Last week we attended the ordination service of the Southwest Oklahoma District of our denomination. This is, I think, the fourth ordination service I attended but the first one where I went for a purpose other than as a delegate. Our son-in-law, Richard L. Schneberger, was ordained. The way we do it is a minister is licensed once he or she has passed a course of study and been examined by a District Credentials board. This makes him/her legal with the State, and able to perform marriages. For ordination, we require a minimum of 2 years of active pastoral ministry or 4 years as a minister on staff--plus another examination by the credentials board.

Richard made it. He has been pastor of the church for the last year [there goes the tornado siren again], was a fill-in pastor for several months a couple of years ago, and was in staff ministries a couple of years.
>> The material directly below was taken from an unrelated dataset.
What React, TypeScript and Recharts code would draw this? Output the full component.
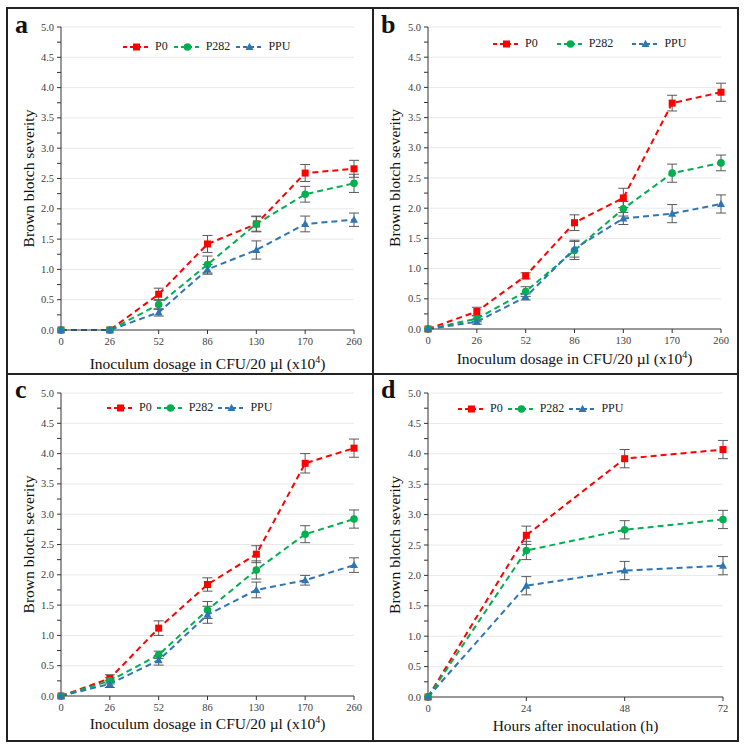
import React from 'react';
import { LineChart, Line, XAxis, YAxis, ErrorBar, Legend, ReferenceLine } from 'recharts';

// x categories
const DOSES = ['0', '26', '52', '86', '130', '170', '260'];
const HOURS = ['0', '24', '48', '72'];

// panel a
const A_P0 = [0, 0, 0.59, 1.42, 1.75, 2.59, 2.66];
const A_P0_ERR = [0, 0, 0.1, 0.14, 0.13, 0.14, 0.14];
const A_P282 = [0, 0, 0.42, 1.08, 1.75, 2.24, 2.42];
const A_P282_ERR = [0, 0, 0.08, 0.14, 0.12, 0.13, 0.15];
const A_PPU = [0, 0, 0.29, 1.0, 1.32, 1.75, 1.82];
const A_PPU_ERR = [0, 0, 0.06, 0.08, 0.15, 0.13, 0.11];

// panel b
const B_P0 = [0, 0.29, 0.88, 1.76, 2.17, 3.74, 3.92];
const B_P0_ERR = [0, 0.07, 0.05, 0.13, 0.16, 0.13, 0.15];
const B_P282 = [0, 0.17, 0.62, 1.3, 1.99, 2.58, 2.75];
const B_P282_ERR = [0, 0.05, 0.08, 0.15, 0.12, 0.15, 0.13];
const B_PPU = [0, 0.12, 0.53, 1.33, 1.83, 1.91, 2.07];
const B_PPU_ERR = [0, 0.04, 0.05, 0.14, 0.1, 0.15, 0.15];

// panel c
const C_P0 = [0, 0.29, 1.12, 1.84, 2.34, 3.84, 4.09];
const C_P0_ERR = [0, 0.06, 0.12, 0.11, 0.14, 0.16, 0.15];
const C_P282 = [0, 0.25, 0.68, 1.42, 2.08, 2.67, 2.92];
const C_P282_ERR = [0, 0.05, 0.06, 0.14, 0.15, 0.14, 0.15];
const C_PPU = [0, 0.2, 0.59, 1.34, 1.75, 1.91, 2.16];
const C_PPU_ERR = [0, 0.06, 0.08, 0.14, 0.13, 0.08, 0.12];

// panel d
const D_P0 = [0, 2.66, 3.92, 4.07];
const D_P0_ERR = [0, 0.15, 0.15, 0.15];
const D_P282 = [0, 2.41, 2.75, 2.92];
const D_P282_ERR = [0, 0.15, 0.15, 0.15];
const D_PPU = [0, 1.83, 2.08, 2.16];
const D_PPU_ERR = [0, 0.15, 0.15, 0.15];

const Y_TICKS = Array.from({ length: 21 }, (_, i) => i * 0.25);
const GRID_VALUES = [0.5, 1, 1.5, 2, 2.5, 3, 3.5, 4, 4.5, 5];

const FONT = '"Liberation Serif", "Times New Roman", serif';
const RED = '#FF0000';
const GREEN = '#00B050';
const BLUE = '#2E75B6';
const ERR_COLOR = '#595959';
const AXIS_COLOR = '#333333';

const SHAPES: Record<string, string> = { P0: 'square', P282: 'circle', PPU: 'triangle' };

const Marker = ({ cx, cy, color, shape }: any) => {
  if (cx == null || cy == null) return null;
  if (shape === 'square') return <rect x={cx - 3.5} y={cy - 3.5} width={7} height={7} fill={color} />;
  if (shape === 'circle') return <circle cx={cx} cy={cy} r={3.8} fill={color} />;
  return <polygon points={`${cx},${cy - 4.2} ${cx + 4},${cy + 3} ${cx - 4},${cy + 3}`} fill={color} />;
};

const makeDot = (color: string, shape: string) => (props: any) => (
  <Marker key={`dot-${props.index}`} cx={props.cx} cy={props.cy} color={color} shape={shape} />
);

const LegendContent = ({ payload, gap }: any) => (
  <div style={{ display: 'flex', alignItems: 'center', fontFamily: FONT, fontSize: 12, color: '#222', whiteSpace: 'nowrap' }}>
    {(payload || []).map((item: any, i: number) => (
      <div key={item.value} style={{ display: 'flex', alignItems: 'center', marginLeft: i === 0 ? 0 : gap }}>
        <svg width={27} height={12}>
          <line x1={0} y1={6} x2={27} y2={6} stroke={item.color} strokeWidth={2} strokeDasharray="4 3" />
          <Marker cx={13.5} cy={6} color={item.color} shape={SHAPES[item.value]} />
        </svg>
        <span style={{ marginLeft: 5 }}>{item.value}</span>
      </div>
    ))}
  </div>
);

const YTick = ({ x, y, payload }: any) => {
  const v = payload.value;
  if (Math.abs(v * 2 - Math.round(v * 2)) > 1e-6) return <g />;
  return (
    <text x={x} y={y} dy={3.5} textAnchor="end" fontFamily={FONT} fontSize={10.5} fill="#404040">
      {v.toFixed(1)}
    </text>
  );
};

const XTick = ({ x, y, payload }: any) => (
  <text x={x} y={y} dy={9} textAnchor="middle" fontFamily={FONT} fontSize={10.5} fill="#404040">
    {payload.value}
  </text>
);

type PanelProps = {
  letter: string;
  left: number;
  top: number;
  cats: string[];
  p0: number[];
  p0e: number[];
  p282: number[];
  p282e: number[];
  ppu: number[];
  ppue: number[];
  xTitle: string;
  xSup?: string;
  margin: { top: number; right: number };
  yWidth: number;
  xHeight: number;
  titleDy: number;
  legendLeft: number;
  legendTop: number;
  legendGap: number;
};

const Panel = (p: PanelProps) => {
  const data = p.cats.map((c, i) => ({
    x: c,
    p0: p.p0[i],
    p0e: p.p0e[i],
    p282: p.p282[i],
    p282e: p.p282e[i],
    ppu: p.ppu[i],
    ppue: p.ppue[i],
  }));

  return (
    <div style={{ position: 'absolute', left: p.left, top: p.top, width: 366, height: 367 }}>
      <LineChart
        width={366}
        height={367}
        data={data}
        margin={{ top: p.margin.top, right: p.margin.right, bottom: 0, left: 0 }}
      >
        {GRID_VALUES.map((v) => (
          <ReferenceLine key={v} y={v} stroke="#E8E8E8" strokeWidth={1} />
        ))}
        <XAxis
          dataKey="x"
          height={p.xHeight}
          stroke={AXIS_COLOR}
          tickSize={4}
          tick={<XTick />}
          interval={0}
          label={(lp: any) => {
            const vb = lp.viewBox;
            return (
              <text
                x={vb.x + vb.width / 2}
                y={vb.y + p.titleDy}
                textAnchor="middle"
                fontFamily={FONT}
                fontSize={15.5}
                fill="#111"
              >
                {p.xTitle}
                {p.xSup && (
                  <>
                    <tspan dy={-6} fontSize={10}>{p.xSup}</tspan>
                    <tspan dy={6}>)</tspan>
                  </>
                )}
              </text>
            );
          }}
        />
        <YAxis
          domain={[0, 5]}
          ticks={Y_TICKS}
          interval={0}
          width={p.yWidth}
          stroke={AXIS_COLOR}
          tickSize={4}
          tickMargin={3}
          tick={<YTick />}
          label={(lp: any) => {
            const vb = lp.viewBox;
            const cx = vb.x + 22;
            const cy = vb.y + vb.height / 2;
            return (
              <text
                x={cx}
                y={cy}
                dy="0.35em"
                transform={`rotate(-90 ${cx} ${cy})`}
                textAnchor="middle"
                fontFamily={FONT}
                fontSize={15.5}
                fill="#111"
              >
                Brown blotch severity
              </text>
            );
          }}
        />
        <Legend
          layout="horizontal"
          verticalAlign="middle"
          align="center"
          wrapperStyle={{ position: 'absolute', left: p.legendLeft, top: p.legendTop, width: 'auto' }}
          content={(lp: any) => <LegendContent {...lp} gap={p.legendGap} />}
        />
        <Line
          dataKey="p0"
          name="P0"
          stroke={RED}
          strokeWidth={2}
          strokeDasharray="6 4"
          dot={makeDot(RED, 'square')}
          activeDot={false}
          isAnimationActive={false}
        >
          <ErrorBar dataKey="p0e" width={5} stroke={ERR_COLOR} strokeWidth={1} direction="y" isAnimationActive={false} />
        </Line>
        <Line
          dataKey="p282"
          name="P282"
          stroke={GREEN}
          strokeWidth={2}
          strokeDasharray="6 4"
          dot={makeDot(GREEN, 'circle')}
          activeDot={false}
          isAnimationActive={false}
        >
          <ErrorBar dataKey="p282e" width={5} stroke={ERR_COLOR} strokeWidth={1} direction="y" isAnimationActive={false} />
        </Line>
        <Line
          dataKey="ppu"
          name="PPU"
          stroke={BLUE}
          strokeWidth={2}
          strokeDasharray="6 4"
          dot={makeDot(BLUE, 'triangle')}
          activeDot={false}
          isAnimationActive={false}
        >
          <ErrorBar dataKey="ppue" width={5} stroke={ERR_COLOR} strokeWidth={1} direction="y" isAnimationActive={false} />
        </Line>
      </LineChart>
      <div
        style={{
          position: 'absolute',
          left: p.letter === 'a' || p.letter === 'c' ? 8 : 8,
          top: p.letter === 'a' || p.letter === 'b' ? 3 : 1,
          fontFamily: FONT,
          fontWeight: 'bold',
          fontSize: 26,
          lineHeight: '30px',
          color: '#111',
        }}
      >
        {p.letter}
      </div>
    </div>
  );
};

const DOSE_TITLE = 'Inoculum dosage in CFU/20 µl (x10';

export default function App() {
  return (
    <div style={{ position: 'absolute', left: 0, top: 0, width: 745, height: 748, background: '#fff' }}>
      <div
        style={{
          position: 'absolute',
          left: 6,
          top: 7,
          width: 733,
          height: 735,
          border: '2px solid #222',
          boxSizing: 'border-box',
        }}
      />
      <div style={{ position: 'absolute', left: 372, top: 7, width: 2, height: 735, background: '#222' }} />
      <div style={{ position: 'absolute', left: 6, top: 373, width: 733, height: 2, background: '#222' }} />

      <Panel
        letter="a"
        left={7}
        top={7}
        cats={DOSES}
        p0={A_P0}
        p0e={A_P0_ERR}
        p282={A_P282}
        p282e={A_P282_ERR}
        ppu={A_PPU}
        ppue={A_PPU_ERR}
        xTitle={DOSE_TITLE}
        xSup="4"
        margin={{ top: 20, right: 19 }}
        yWidth={54}
        xHeight={44}
        titleDy={39}
        legendLeft={116}
        legendTop={32}
        legendGap={6}
      />
      <Panel
        letter="b"
        left={373}
        top={7}
        cats={DOSES}
        p0={B_P0}
        p0e={B_P0_ERR}
        p282={B_P282}
        p282e={B_P282_ERR}
        ppu={B_PPU}
        ppue={B_PPU_ERR}
        xTitle={DOSE_TITLE}
        xSup="4"
        margin={{ top: 20, right: 18 }}
        yWidth={55}
        xHeight={45}
        titleDy={35}
        legendLeft={120}
        legendTop={29}
        legendGap={19}
      />
      <Panel
        letter="c"
        left={7}
        top={374}
        cats={DOSES}
        p0={C_P0}
        p0e={C_P0_ERR}
        p282={C_P282}
        p282e={C_P282_ERR}
        ppu={C_PPU}
        ppue={C_PPU_ERR}
        xTitle={DOSE_TITLE}
        xSup="4"
        margin={{ top: 19, right: 19 }}
        yWidth={54}
        xHeight={45}
        titleDy={33}
        legendLeft={100}
        legendTop={26}
        legendGap={5}
      />
      <Panel
        letter="d"
        left={373}
        top={374}
        cats={HOURS}
        p0={D_P0}
        p0e={D_P0_ERR}
        p282={D_P282}
        p282e={D_P282_ERR}
        ppu={D_PPU}
        ppue={D_PPU_ERR}
        xTitle="Hours after inoculation (h)"
        margin={{ top: 19, right: 16 }}
        yWidth={55}
        xHeight={44}
        titleDy={34}
        legendLeft={85}
        legendTop={27}
        legendGap={5}
      />
    </div>
  );
}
It all added up to enough; the Credentials dudes thought he was qualified; and he was ordained.

The ceremony was not solemn by any means, but it was reverent and exciting at the same time. We, like most Protestant churches, do not consider ordination a sacrament, but perhaps we should. What is more sacred, or a more outward sign of an inner grace, than for the bishop (a.k.a. General Superintendent) to lay his hands on the new minister and read the minister's charge from the writings of Paul, then for a mentor to pray the prayer of ordination/dedication. To tell the ordinands to preach the word, minister to the sick and needy, administer the sacraments, and change the world. Truly this was an inspirational moment.

So go out there Rev. Richard and change the world. I am here in an inner room amid a fearsome storm, but you will be outside in an unstoppable storm that is leading to our Lord's coming again. Things are not going to get better, only worse. The difficulties under which you will work are enough to crush someone who is not truly called of God for that purpose. Find your own inner place to pray and be strengthened. Heed the advice of the scripture and those who are senior to you in the ministry. As an ordained Elder in the Church of the Nazarene, help us laymen to dedicate our lives to spreading the gospel of Jesus Christ.

The tornado warning in our area expires in one minute. The worst has passed us by. For you the storm continues. May God bring you, Sara, and Ephraim safely through the storm of ministry.


Gary said...

An even better milestone, this one is - even if only as a specially-interested observer. I've been to two ordinations; both candidates are missionaries, one in Japan and one on US college campuses. I don't know if these ceremonies qualify as sacraments but they are sacred... and stirring. Nice metaphor usage of your synchronous tornado warning signal, btw.

David A. Todd said...

Thanks, Gary. Yes, a true milestone.

Metaphor is my weakness as I write poetry. I keep trying, and sometimes come up with a good one, but most of the time I get stuck.